SkyBridge expected to raise $3 billion for the opportunity zone fund, according to Scaramucci. This target represents a mere 0.05 percent of as much as $6 trillion estimated to be available for opportunity zone investment. The opportunity zone program, established as part of the Tax Cuts and Jobs Act of 2017, seeks to bring private investments into underserved communities around the US using tax benefits as a financial incentive.
At the conference, Scaramucci said he may have overestimated the size of the market and the amount of capital these tax-paying investors are willing to invest.
“We have raised just over $10 million,” Scaramucci told PERE. “I would have liked to have raised $300 or $400 million by this time. The [lack of clear] regulations has definitely delayed some of it.”
The main culprit behind sluggish opportunity zone fundraising is the lack of clarity around the legislation, Scaramucci said. The IRS and Treasury Department have been slow to roll out regulations, leaving many investors on the sidelines as they wait for more clarity.
That is now beginning to change. This week, the IRS and Treasury Department released a new set of regulations on opportunity zones. Of particular interest to potential investors is the information on how qualified opportunity zone equity stake changes and redemptions will affect the tax benefits.
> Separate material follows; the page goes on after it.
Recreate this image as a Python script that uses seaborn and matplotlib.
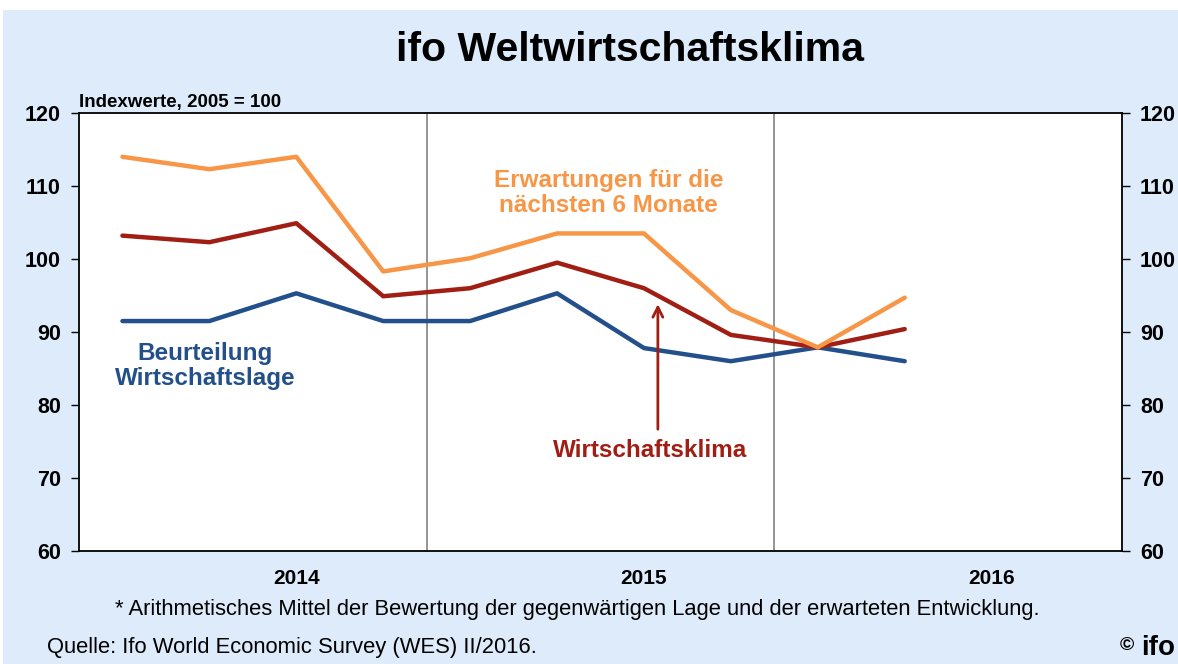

Regulations stated that certain events would result in deferred capital gains that were invested being recognized again.
SkyBridge is among a growing number of asset managers that have launched opportunity zone funds recently. Irvine, California-based real estate firm Avanath Capital Management launched a fund with a $300 million fundraising target in April, while the Los Angeles-based CIM Group is reportedly looking to raise $5 billion for an opportunity zone fund, according to a form D SEC document filed in January. The actual capital raised by these firms has not yet been publicly disclosed.
Apart from regulatory uncertainty, managers betting on an opportunity zone investment strategy might also find it challenging to raise capital from certain types of investors that otherwise do have an interest in real estate investments.
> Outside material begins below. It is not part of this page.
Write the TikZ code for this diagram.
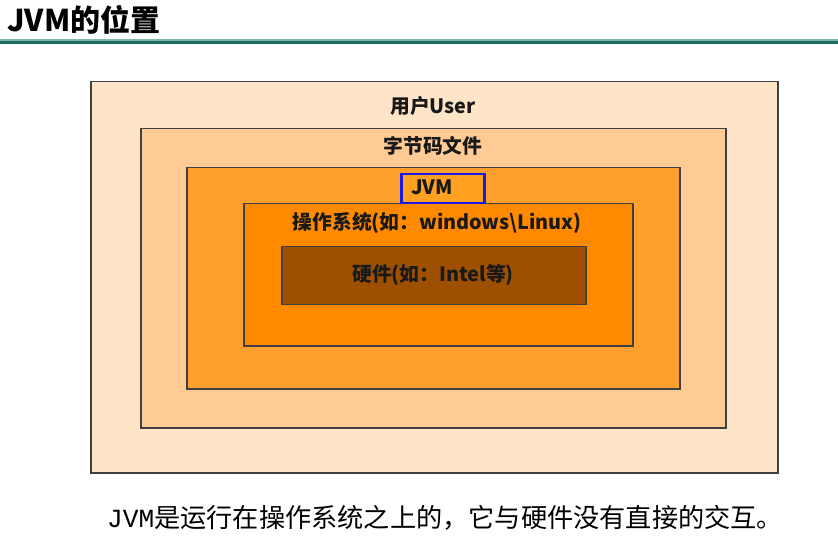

DJ Van Keuren, vice-president of the Los Angeles-based Hayman Family Office and author of Real Estate Investing for Family Offices, recently completed the largest-ever survey on family office real estate investments through Family Office Real Estate Magazine. It found that only 18 percent of family offices are actively investing in opportunity zones.
The majority of respondents (61 percent) said they would “maybe” invest in opportunity zones. Survey participants remained hesitant about future commitments as well, with only 12 percent expecting to invest in an opportunity zone fund during 2019.
Family offices value wealth preservation, and many of them would rather wait for further regulatory clarification and for the market to be tested by other investors rather than face the prospect of losses, according to Van Keuren, who was speaking at a PERE roundtable on the growth of private wealth and how family offices view real estate investments.
For family offices that do feel enough conviction to invest in opportunity zones, however, the amount of capital being committed is smaller than the checks that asset managers typically get from pensions and sovereign wealth funds. For instance, just 22 percent of the survey respondents said they expect to invest more than $10 million into opportunity zones.
Van Keuren said capital commitments for opportunity zone funds are much more likely to come from high-net-worth individuals or tax paying institutions like insurance companies and banks, rather than family offices.
Highlights from the new regulation rollout
Reinvestments – Qualified opportunity funds (QOF) can reinvest proceeds from a disposition of a qualified opportunity zone (QOZ) fund property into another QOZ property without penalty if the proceeds are kept as working capital and reinvested within 12 months. However, these regulations do not defer the recognition of income by the fund from the disposition.
1231 property – The only gain from 1231 property that can be deferred is capital gain net income for a tax year.
Timing capital gains – The 180-day countdown to reinvest the gains from 1231 property into a QOF begins on the last day of the tax year.
Testing the fund – A QOF must have 90 percent of its assets in QOZ property on each testing date, which arise every six months. The 90 percent test will not consider investments received during the immediately preceding period if the assets are being held in cash, cash equivalents or debt instruments.
Buying interest – Regulations clarified that taxpayers can gain opportunity zone benefits if they purchase a direct or indirect interest in a qualified opportunity zone.
Terminating benefits – Deferred capital gains invested in a QOF will be recognized again upon certain events that reduce or end an investor’s direct or indirect investment in a QOF. These events include the sale or partial sale of a QOF interest, dispositions of stakes in a partnership or S corporation directly invested in a QOF, gifts of QOF interests and redemptions of QOF stock, among others.